**THE EXERCISE:** In the entries below, repeat only the lines between those holding "Reproduce this chart with Plotly." and "import plotly.graph_objects as go", inclusive. Leave pictures out.

**MATERIAL FOR THE TASK:**

---*---

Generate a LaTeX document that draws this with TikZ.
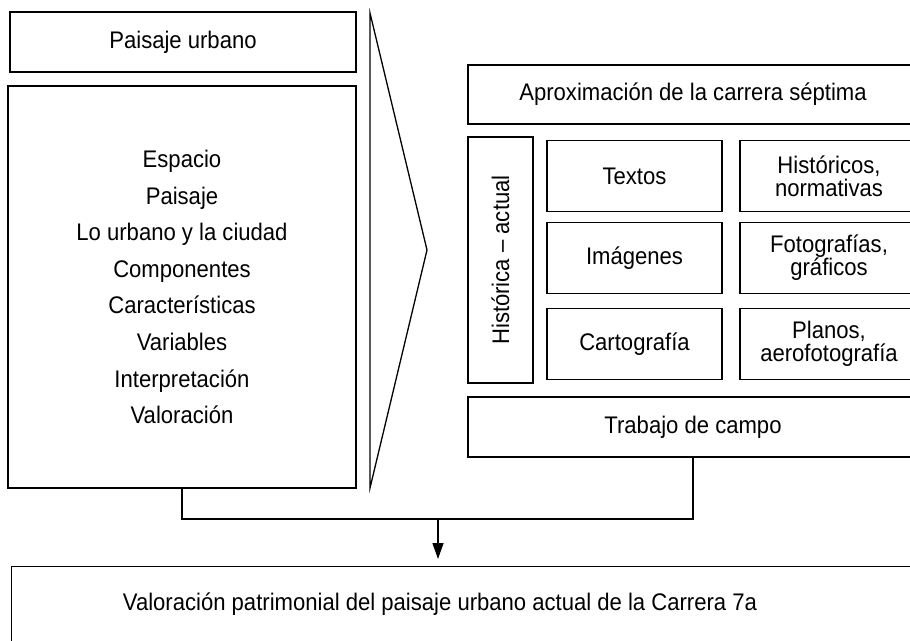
\documentclass[tikz,border=0pt]{standalone}
\usepackage{fontspec}
\setmainfont{Liberation Sans}[FakeStretch=0.92]
\usetikzlibrary{arrows.meta}

\begin{document}
\begin{tikzpicture}[x=1pt,y=-1pt,
	caja/.style={draw, line width=1.3pt, rectangle, inner sep=0pt, align=center, font=\fontsize{24}{23}\selectfont},
	linea/.style={line width=1.3pt}]
	\useasboundingbox (0,0) rectangle (910,640);
	\clip (0,0) rectangle (910,640);

	\node[caja, minimum width=346pt, minimum height=60pt] (urbano) at (183,42) {Paisaje urbano};
	\node[caja, minimum width=348pt, minimum height=402pt, font=\fontsize{24}{36.6}\selectfont] (temas) at (182,287)
		{Espacio\\Paisaje\\Lo urbano y la ciudad\\Componentes\\Caracter\'isticas\\Variables\\Interpretaci\'on\\Valoraci\'on};

	\draw[linea] (370,13)--(370,488)--(427,250)--cycle;

	\node[caja, minimum width=450pt, minimum height=59pt] (aprox) at (693,94.5) {Aproximación de la carrera séptima};
	\node[caja, minimum width=246pt, minimum height=65pt, rotate=90] (epoca) at (500.5,260) {Histórica -- actual};

	\node[caja, minimum width=175pt, minimum height=71pt] (textos) at (634.5,176) {Textos};
	\node[caja, minimum width=178pt, minimum height=71pt] (normas) at (829,176) {Históricos,\\normativas};
	\node[caja, minimum width=175pt, minimum height=71pt] (imagenes) at (634.5,258) {Imágenes};
	\node[caja, minimum width=178pt, minimum height=71pt] (fotos) at (829,258) {Fotografías,\\gráficos};
	\node[caja, minimum width=175pt, minimum height=71pt] (carto) at (634.5,344) {Cartografía};
	\node[caja, minimum width=178pt, minimum height=71pt] (planos) at (829,344) {Planos,\\aerofotografía};

	\node[caja, minimum width=450pt, minimum height=60pt] (trabajo) at (693,427) {Trabajo de campo};

	\node[caja, anchor=north west, minimum width=919pt, minimum height=120pt] (final) at (11,566) {};
	\node[font=\fontsize{24}{23}\selectfont] (valoracion) at (440,604) {Valoración patrimonial del paisaje urbano actual de la Carrera 7a};

	\coordinate (union) at (438,519);
	\draw[linea] (temas.south) |- (union) -| (trabajo.south);
	\draw[linea, -{Triangle[length=16pt,width=11pt]}, shorten >=7pt] (union)--(union |- final.north);

\end{tikzpicture}
\end{document}
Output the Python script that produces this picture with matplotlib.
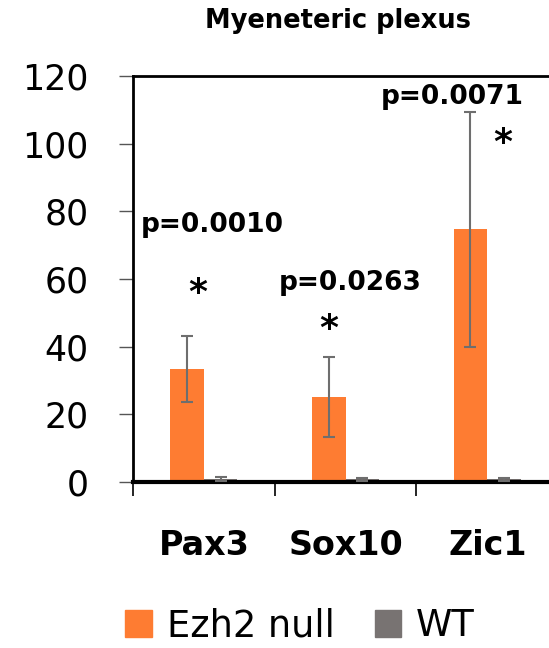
import numpy as np
import matplotlib.pyplot as plt
from matplotlib.patches import Patch

# datos
genes = ["Pax3", "Sox10", "Zic1"]
ezh2_null = [33.4, 25.1, 74.7]
ezh2_err = [9.7, 11.8, 34.7]
wt = [0.8, 0.8, 0.8]
wt_err = [0.6, 0.5, 0.5]
p_labels = ["p=0.0010", "p=0.0263", "p=0.0071"]
p_y = [76.0, 58.8, 113.9]
star_y = [56.0, 45.1, 100.2]

naranja = "#FE7C32"
gris = "#787372"
plt.rcParams["font.family"] = ["DejaVu Sans"]

fig = plt.figure(figsize=(5.49, 6.48), dpi=100)
ax = fig.add_axes([133 / 549, 1 - 482 / 648, 1 - 133 / 549, (482 - 76) / 648])

x = np.arange(len(genes))
w = 0.237
ax.bar(x - w / 2, ezh2_null, w, color=naranja, zorder=2)
ax.bar(x + w / 2, wt, w, color=gris, zorder=2)
ax.errorbar(x - w / 2, ezh2_null, yerr=ezh2_err, fmt="none", ecolor="#6e6e6e",
            elinewidth=1.5, capsize=4.3, capthick=1.5, zorder=3)
ax.errorbar(x + w / 2, wt, yerr=wt_err, fmt="none", ecolor="#6e6e6e",
            elinewidth=1.5, capsize=4.3, capthick=1.5, zorder=3)

# p-valores y asteriscos
p_dx = [0.06, 0.03, -0.25]
s_dx = [-0.04, -0.12, 0.11]
for i in range(len(genes)):
    ax.text(x[i] + p_dx[i], p_y[i], p_labels[i], ha="center", va="center",
            fontsize=19, fontweight="bold")
    ax.text(x[i] + s_dx[i], star_y[i], "*", ha="center", va="center",
            fontsize=26, fontweight="bold")

ax.set_xlim(-0.5, -0.5 + 416 / 141.7)
ax.set_ylim(0, 120)
ax.set_yticks(np.arange(0, 121, 20))
ax.tick_params(axis="y", direction="out", length=10, width=1, color="#555555",
               pad=22, labelsize=25)
ax.set_xticks([-0.5, 0.5, 1.5])
ax.set_xticklabels([])
ax.tick_params(axis="x", which="major", direction="out", length=10, width=1.2)
ax.set_xticks(x, minor=True)
ax.set_xticklabels(genes, minor=True, fontsize=24, fontweight="bold")
ax.tick_params(axis="x", which="minor", length=0, pad=34)

ax.spines["right"].set_visible(False)
ax.spines["left"].set_linewidth(2)
ax.spines["top"].set_linewidth(2)
ax.spines["bottom"].set_linewidth(3)

fig.text(338 / 549, 1 - 28 / 648, "Myeneteric plexus", ha="center", va="baseline",
         fontsize=18.5, fontweight="bold")

handles = [Patch(color=naranja, label="Ezh2 null"), Patch(color=gris, label="WT")]
fig.legend(handles=handles, loc="center", bbox_to_anchor=(300 / 549, 1 - 626 / 648),
           ncol=2, frameon=False, fontsize=26.5, handlelength=0.73, handleheight=0.73,
           handletextpad=0.4, columnspacing=1.09)

fig.savefig("out.png", dpi=100)
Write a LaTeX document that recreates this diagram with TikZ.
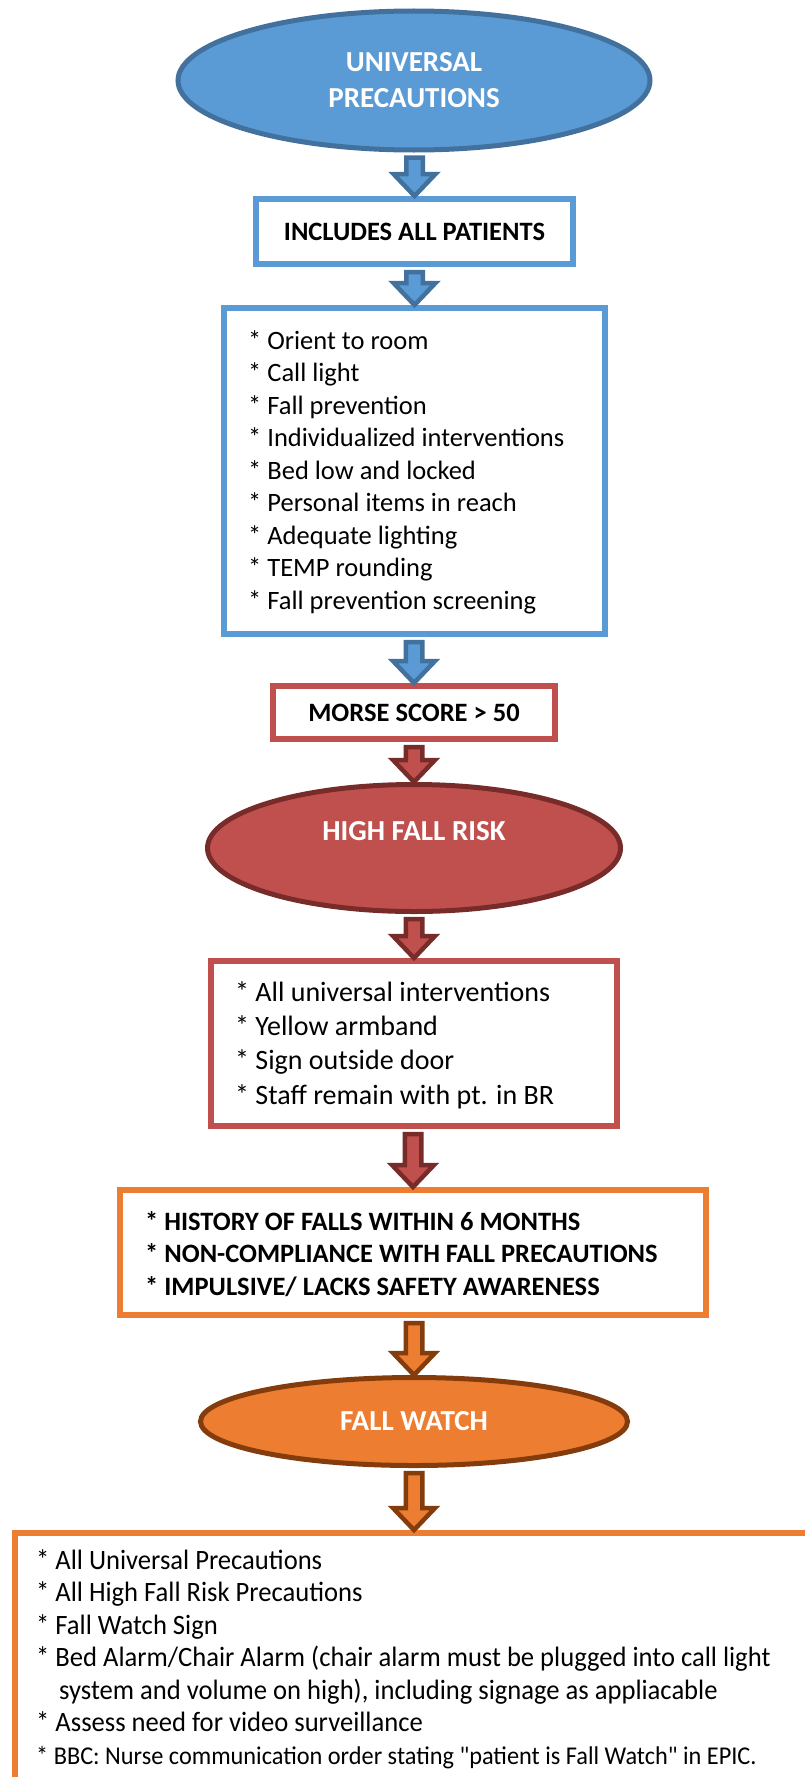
\documentclass[tikz,border=0pt]{standalone}
\usepackage{fontspec}
\setmainfont{Carlito}
\newfontfamily\condfont[FakeStretch=0.95]{Carlito}
\usetikzlibrary{shapes.geometric,calc}
\definecolor{bluefill}{HTML}{5B9BD5}
\definecolor{bluedark}{HTML}{41719C}
\definecolor{redfill}{HTML}{C0504D}
\definecolor{reddark}{HTML}{772C2A}
\definecolor{orfill}{HTML}{ED7D31}
\definecolor{ordark}{HTML}{843C0C}
\tikzset{
  oval/.style={ellipse, line width=5pt, inner sep=0pt, text=white,
    font=\fontsize{29}{36}\selectfont\bfseries, align=center},
  frame/.style={rectangle, line width=6pt, fill=white, inner sep=0pt},
  listtext/.style={inner sep=0pt, align=left, anchor=west},
  barrow/.style={line width=4.5pt, line join=miter},
  bluearr/.style={barrow, draw=bluedark, fill=bluefill},
  redarr/.style={barrow, draw=reddark, fill=redfill},
  orarr/.style={barrow, draw=ordark, fill=orfill},
}
\newcommand{\blockarrow}[3]{%
  \draw[#3] let \p1=($(#1)+(0,5)$), \p2=(#2) in
  (\x2-8.25pt,\y1) -- (\x2+8.25pt,\y1) -- (\x2+8.25pt,\y2+22pt) -- (\x2+21pt,\y2+22pt)
  -- (\x2,\y2) -- (\x2-21pt,\y2+22pt) -- (\x2-8.25pt,\y2+22pt) -- cycle;}
\begin{document}
\begin{tikzpicture}[x=1pt,y=-1pt]
\useasboundingbox (0,0) rectangle (805,1777);
\clip (0,0) rectangle (805,1777);
\fill[white] (0,0) rectangle (805,1777);

\node[oval, draw=bluedark, fill=bluefill, minimum width=472pt, minimum height=139pt] (E1) at (414,80.5) {UNIVERSAL\\PRECAUTIONS};

\node[frame, draw=bluefill, minimum width=317pt, minimum height=65pt,
  font=\fontsize{26.5}{32.5}\selectfont\bfseries] (B1) at (414.5,231.5) {INCLUDES ALL PATIENTS};

\node[frame, draw=bluefill, minimum width=381pt, minimum height=326pt] (B2) at (414.5,471) {};
\node[listtext, font=\fontsize{26.5}{32.5}\selectfont] (T2) at (248,472) {* Orient to room\\* Call light\\* Fall prevention\\* Individualized interventions\\* Bed low and locked\\* Personal items in reach\\* Adequate lighting\\* TEMP rounding\\* Fall prevention screening};

\node[frame, draw=redfill, minimum width=282pt, minimum height=53pt,
  font=\fontsize{26.5}{32.5}\selectfont\bfseries] (M) at (414,712.5) {MORSE SCORE > 50};

\node[oval, draw=reddark, fill=redfill, minimum width=413pt, minimum height=127pt,
  text height=19pt, text depth=35pt] (E2) at (414,848) {HIGH FALL RISK};

\node[frame, draw=redfill, minimum width=406pt, minimum height=165pt] (B3) at (414,1043.5) {};
\node[listtext, font=\fontsize{28}{34.3}\selectfont] (T3) at (235,1045) {* All universal interventions\\* Yellow armband\\* Sign outside door\\* Staff remain with pt. in BR};

\node[frame, draw=orfill, minimum width=586pt, minimum height=125pt] (B4) at (413,1252.5) {};
\node[listtext, font=\fontsize{26.5}{32.5}\selectfont\bfseries] (T4) at (145,1254) {* HISTORY OF FALLS WITHIN 6 MONTHS\\* NON-COMPLIANCE WITH FALL PRECAUTIONS\\* IMPULSIVE/ LACKS SAFETY AWARENESS};

\node[oval, draw=ordark, fill=orfill, minimum width=427pt, minimum height=88pt] (E3) at (414,1421.5) {FALL WATCH};

\node[frame, draw=orfill, anchor=north west, minimum width=1000pt, minimum height=400pt] (B5) at (12,1530) {};
\coordinate (B5top) at (414,1530);
\node[listtext, font=\condfont\fontsize{28}{32.5}\selectfont] (T5) at (36,1659) {* All Universal Precautions\\* All High Fall Risk Precautions\\* Fall Watch Sign\\* Bed Alarm/Chair Alarm (chair alarm must be plugged into call light\\\hspace*{23pt}system and volume on high), including signage as appliacable\\* Assess need for video surveillance\\{\fontsize{25.6}{31}\selectfont * BBC: Nurse communication order stating "patient is Fall Watch" in EPIC.}};

\blockarrow{E1.south}{B1.north}{bluearr}
\blockarrow{B1.south}{B2.north}{bluearr}
\blockarrow{B2.south}{M.north}{bluearr}
\blockarrow{M.south}{E2.north}{redarr}
\blockarrow{E2.south}{B3.north}{redarr}
\blockarrow{B3.south}{B4.north}{redarr}
\blockarrow{B4.south}{E3.north}{orarr}
\blockarrow{E3.south}{B5top}{orarr}
\end{tikzpicture}
\end{document}
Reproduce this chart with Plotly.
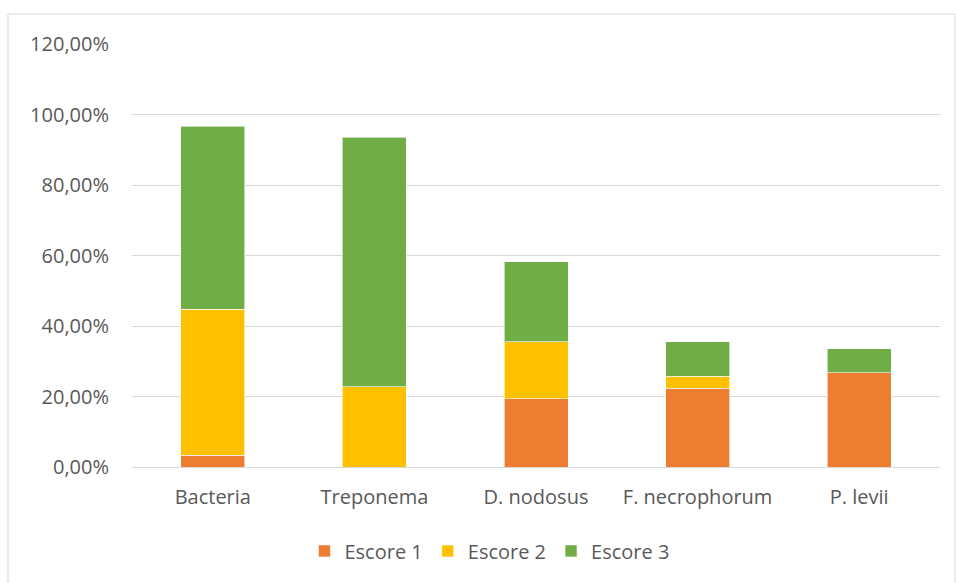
import plotly.graph_objects as go

categories = ["Bacteria", "Treponema", "D. nodosus", "F. necrophorum", "P. levii"]
escore1 = [0.034, 0.0, 0.193, 0.224, 0.267]
escore2 = [0.414, 0.227, 0.162, 0.034, 0.0]
escore3 = [0.519, 0.709, 0.227, 0.097, 0.068]
series_names = ["Escore 1", "Escore 2", "Escore 3"]
colors = ["#ED7D31", "#FFC000", "#70AD47"]

fig = go.Figure()
for name, vals, c in zip(series_names, [escore1, escore2, escore3], colors):
    fig.add_trace(go.Bar(
        x=categories, y=vals, name=name,
        marker=dict(color=c, line=dict(color="rgba(255,255,255,0.6)", width=1)),
    ))

W, H = 956, 583
L, R, T, B = 132, 16, 44, 116
pw = W - L - R
ph = H - T - B
FS = 20

fig.update_layout(
    width=W, height=H,
    barmode="stack", bargap=0.604,
    separators=",.",
    paper_bgcolor="white", plot_bgcolor="white",
    margin=dict(l=L, r=R, t=T, b=B),
    font=dict(family="Open Sans", size=FS, color="#595959"),
    showlegend=True,
    legend=dict(orientation="h", xref="container", x=0.512, xanchor="center",
                yref="container", y=0.055, yanchor="middle",
                font=dict(size=FS, color="#595959"), traceorder="normal",
                itemwidth=30),
    xaxis=dict(showgrid=False, showline=True, linecolor="#d9d9d9", linewidth=1,
               ticks="", ticklabelstandoff=12, tickfont=dict(size=FS, color="#595959")),
    yaxis=dict(range=[0, 1.2], dtick=0.2, tickformat=".2%", showgrid=True,
               gridcolor="#d9d9d9", gridwidth=1, zeroline=False, ticks="",
               ticklabelstandoff=22, tickfont=dict(size=FS, color="#595959")),
)

# outer chart border
fig.add_shape(type="rect", xref="paper", yref="paper",
              x0=(8 - L) / pw, x1=(955 - L) / pw,
              y0=(H - B - 600) / ph, y1=(H - B - 14) / ph,
              line=dict(color="#d9d9d9", width=1), fillcolor="rgba(0,0,0,0)", layer="below")

fig.write_html("out.html")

---*---

**RESULT OF THIS EXERCISE:**
Reproduce this chart with Plotly.
import plotly.graph_objects as go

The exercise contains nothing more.